Begin Data excerpt

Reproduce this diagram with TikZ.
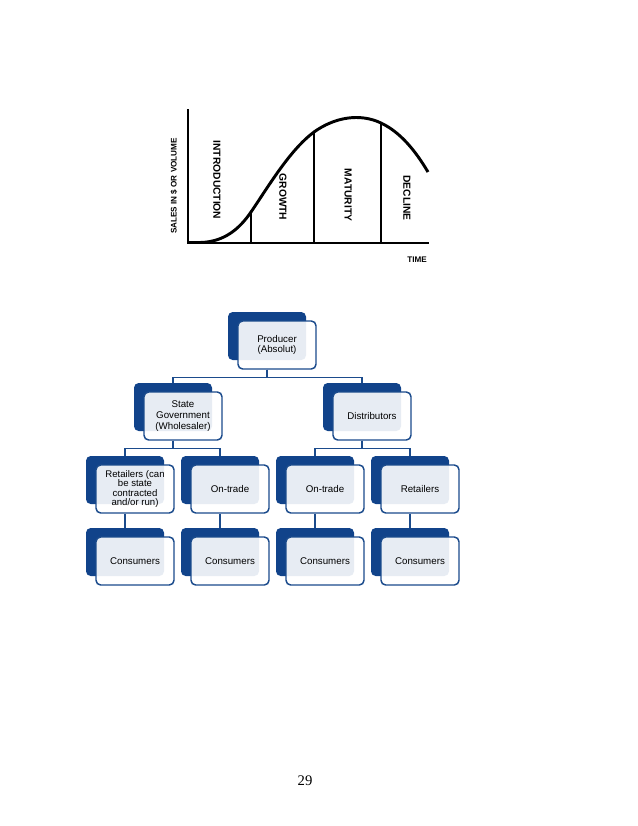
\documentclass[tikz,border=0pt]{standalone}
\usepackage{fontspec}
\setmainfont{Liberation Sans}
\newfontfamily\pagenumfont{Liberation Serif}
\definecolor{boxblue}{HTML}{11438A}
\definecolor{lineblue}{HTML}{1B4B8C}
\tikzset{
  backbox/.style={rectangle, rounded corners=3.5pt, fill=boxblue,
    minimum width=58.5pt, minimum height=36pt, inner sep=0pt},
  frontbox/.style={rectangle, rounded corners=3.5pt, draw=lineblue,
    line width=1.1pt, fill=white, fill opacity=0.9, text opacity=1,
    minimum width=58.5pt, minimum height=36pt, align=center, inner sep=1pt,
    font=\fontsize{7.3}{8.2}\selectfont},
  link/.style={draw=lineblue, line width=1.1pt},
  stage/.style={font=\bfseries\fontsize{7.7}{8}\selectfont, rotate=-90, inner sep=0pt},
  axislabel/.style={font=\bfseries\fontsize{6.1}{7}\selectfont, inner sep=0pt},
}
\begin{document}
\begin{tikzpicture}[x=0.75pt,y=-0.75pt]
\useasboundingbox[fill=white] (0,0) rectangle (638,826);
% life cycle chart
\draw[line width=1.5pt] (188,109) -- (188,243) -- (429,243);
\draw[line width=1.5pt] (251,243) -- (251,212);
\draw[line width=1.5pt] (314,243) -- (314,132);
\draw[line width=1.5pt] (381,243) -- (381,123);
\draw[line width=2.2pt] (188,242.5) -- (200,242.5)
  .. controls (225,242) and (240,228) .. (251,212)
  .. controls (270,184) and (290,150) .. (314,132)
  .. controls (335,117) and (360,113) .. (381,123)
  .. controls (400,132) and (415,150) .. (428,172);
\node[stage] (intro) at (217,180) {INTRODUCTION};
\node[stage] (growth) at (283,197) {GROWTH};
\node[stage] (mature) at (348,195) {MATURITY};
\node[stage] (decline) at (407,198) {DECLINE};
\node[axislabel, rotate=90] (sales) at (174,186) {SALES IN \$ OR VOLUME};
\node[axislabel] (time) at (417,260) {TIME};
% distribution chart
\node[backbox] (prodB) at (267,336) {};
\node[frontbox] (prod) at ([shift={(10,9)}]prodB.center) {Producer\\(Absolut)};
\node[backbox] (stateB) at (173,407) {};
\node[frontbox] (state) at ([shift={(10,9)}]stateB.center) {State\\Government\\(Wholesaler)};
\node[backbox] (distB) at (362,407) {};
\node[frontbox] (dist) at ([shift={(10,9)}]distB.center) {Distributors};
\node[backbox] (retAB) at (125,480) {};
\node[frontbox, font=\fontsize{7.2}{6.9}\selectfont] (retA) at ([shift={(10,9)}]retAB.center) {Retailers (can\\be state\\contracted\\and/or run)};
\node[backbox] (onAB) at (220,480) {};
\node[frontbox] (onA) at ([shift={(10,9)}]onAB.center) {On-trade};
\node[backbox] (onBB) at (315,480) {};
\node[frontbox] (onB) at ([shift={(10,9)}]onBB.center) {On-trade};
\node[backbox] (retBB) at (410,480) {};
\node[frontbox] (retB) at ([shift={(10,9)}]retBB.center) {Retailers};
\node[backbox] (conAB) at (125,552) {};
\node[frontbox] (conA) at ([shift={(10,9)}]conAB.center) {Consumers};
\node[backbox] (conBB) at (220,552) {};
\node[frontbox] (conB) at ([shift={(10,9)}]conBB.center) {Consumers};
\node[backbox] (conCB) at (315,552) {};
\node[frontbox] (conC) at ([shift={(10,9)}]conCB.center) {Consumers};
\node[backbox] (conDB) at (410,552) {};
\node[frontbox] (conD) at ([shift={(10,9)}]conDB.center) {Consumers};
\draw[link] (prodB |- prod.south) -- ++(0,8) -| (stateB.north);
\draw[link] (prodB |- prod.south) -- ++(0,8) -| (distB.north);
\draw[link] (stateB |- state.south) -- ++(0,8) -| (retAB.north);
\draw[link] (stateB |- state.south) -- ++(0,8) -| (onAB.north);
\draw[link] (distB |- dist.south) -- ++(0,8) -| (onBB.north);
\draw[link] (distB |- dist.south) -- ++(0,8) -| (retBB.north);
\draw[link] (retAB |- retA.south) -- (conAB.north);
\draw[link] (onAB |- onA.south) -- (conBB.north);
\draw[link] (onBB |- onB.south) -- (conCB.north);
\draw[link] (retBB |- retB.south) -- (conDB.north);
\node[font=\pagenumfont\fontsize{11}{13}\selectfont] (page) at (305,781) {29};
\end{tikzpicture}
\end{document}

End Data excerpt

Aim of the exercise:
Working from the lines above, reproduce the material exactly and exclude its pictures.

Result below:
Reproduce this diagram with TikZ.
\documentclass[tikz,border=0pt]{standalone}
\usepackage{fontspec}
\setmainfont{Liberation Sans}
\newfontfamily\pagenumfont{Liberation Serif}
\definecolor{boxblue}{HTML}{11438A}
\definecolor{lineblue}{HTML}{1B4B8C}
\tikzset{
  backbox/.style={rectangle, rounded corners=3.5pt, fill=boxblue,
    minimum width=58.5pt, minimum height=36pt, inner sep=0pt},
  frontbox/.style={rectangle, rounded corners=3.5pt, draw=lineblue,
    line width=1.1pt, fill=white, fill opacity=0.9, text opacity=1,
    minimum width=58.5pt, minimum height=36pt, align=center, inner sep=1pt,
    font=\fontsize{7.3}{8.2}\selectfont},
  link/.style={draw=lineblue, line width=1.1pt},
  stage/.style={font=\bfseries\fontsize{7.7}{8}\selectfont, rotate=-90, inner sep=0pt},
  axislabel/.style={font=\bfseries\fontsize{6.1}{7}\selectfont, inner sep=0pt},
}
\begin{document}
\begin{tikzpicture}[x=0.75pt,y=-0.75pt]
\useasboundingbox[fill=white] (0,0) rectangle (638,826);
% life cycle chart
\draw[line width=1.5pt] (188,109) -- (188,243) -- (429,243);
\draw[line width=1.5pt] (251,243) -- (251,212);
\draw[line width=1.5pt] (314,243) -- (314,132);
\draw[line width=1.5pt] (381,243) -- (381,123);
\draw[line width=2.2pt] (188,242.5) -- (200,242.5)
  .. controls (225,242) and (240,228) .. (251,212)
  .. controls (270,184) and (290,150) .. (314,132)
  .. controls (335,117) and (360,113) .. (381,123)
  .. controls (400,132) and (415,150) .. (428,172);
\node[stage] (intro) at (217,180) {INTRODUCTION};
\node[stage] (growth) at (283,197) {GROWTH};
\node[stage] (mature) at (348,195) {MATURITY};
\node[stage] (decline) at (407,198) {DECLINE};
\node[axislabel, rotate=90] (sales) at (174,186) {SALES IN \$ OR VOLUME};
\node[axislabel] (time) at (417,260) {TIME};
% distribution chart
\node[backbox] (prodB) at (267,336) {};
\node[frontbox] (prod) at ([shift={(10,9)}]prodB.center) {Producer\\(Absolut)};
\node[backbox] (stateB) at (173,407) {};
\node[frontbox] (state) at ([shift={(10,9)}]stateB.center) {State\\Government\\(Wholesaler)};
\node[backbox] (distB) at (362,407) {};
\node[frontbox] (dist) at ([shift={(10,9)}]distB.center) {Distributors};
\node[backbox] (retAB) at (125,480) {};
\node[frontbox, font=\fontsize{7.2}{6.9}\selectfont] (retA) at ([shift={(10,9)}]retAB.center) {Retailers (can\\be state\\contracted\\and/or run)};
\node[backbox] (onAB) at (220,480) {};
\node[frontbox] (onA) at ([shift={(10,9)}]onAB.center) {On-trade};
\node[backbox] (onBB) at (315,480) {};
\node[frontbox] (onB) at ([shift={(10,9)}]onBB.center) {On-trade};
\node[backbox] (retBB) at (410,480) {};
\node[frontbox] (retB) at ([shift={(10,9)}]retBB.center) {Retailers};
\node[backbox] (conAB) at (125,552) {};
\node[frontbox] (conA) at ([shift={(10,9)}]conAB.center) {Consumers};
\node[backbox] (conBB) at (220,552) {};
\node[frontbox] (conB) at ([shift={(10,9)}]conBB.center) {Consumers};
\node[backbox] (conCB) at (315,552) {};
\node[frontbox] (conC) at ([shift={(10,9)}]conCB.center) {Consumers};
\node[backbox] (conDB) at (410,552) {};
\node[frontbox] (conD) at ([shift={(10,9)}]conDB.center) {Consumers};
\draw[link] (prodB |- prod.south) -- ++(0,8) -| (stateB.north);
\draw[link] (prodB |- prod.south) -- ++(0,8) -| (distB.north);
\draw[link] (stateB |- state.south) -- ++(0,8) -| (retAB.north);
\draw[link] (stateB |- state.south) -- ++(0,8) -| (onAB.north);
\draw[link] (distB |- dist.south) -- ++(0,8) -| (onBB.north);
\draw[link] (distB |- dist.south) -- ++(0,8) -| (retBB.north);
\draw[link] (retAB |- retA.south) -- (conAB.north);
\draw[link] (onAB |- onA.south) -- (conBB.north);
\draw[link] (onBB |- onB.south) -- (conCB.north);
\draw[link] (retBB |- retB.south) -- (conDB.north);
\node[font=\pagenumfont\fontsize{11}{13}\selectfont] (page) at (305,781) {29};
\end{tikzpicture}
\end{document}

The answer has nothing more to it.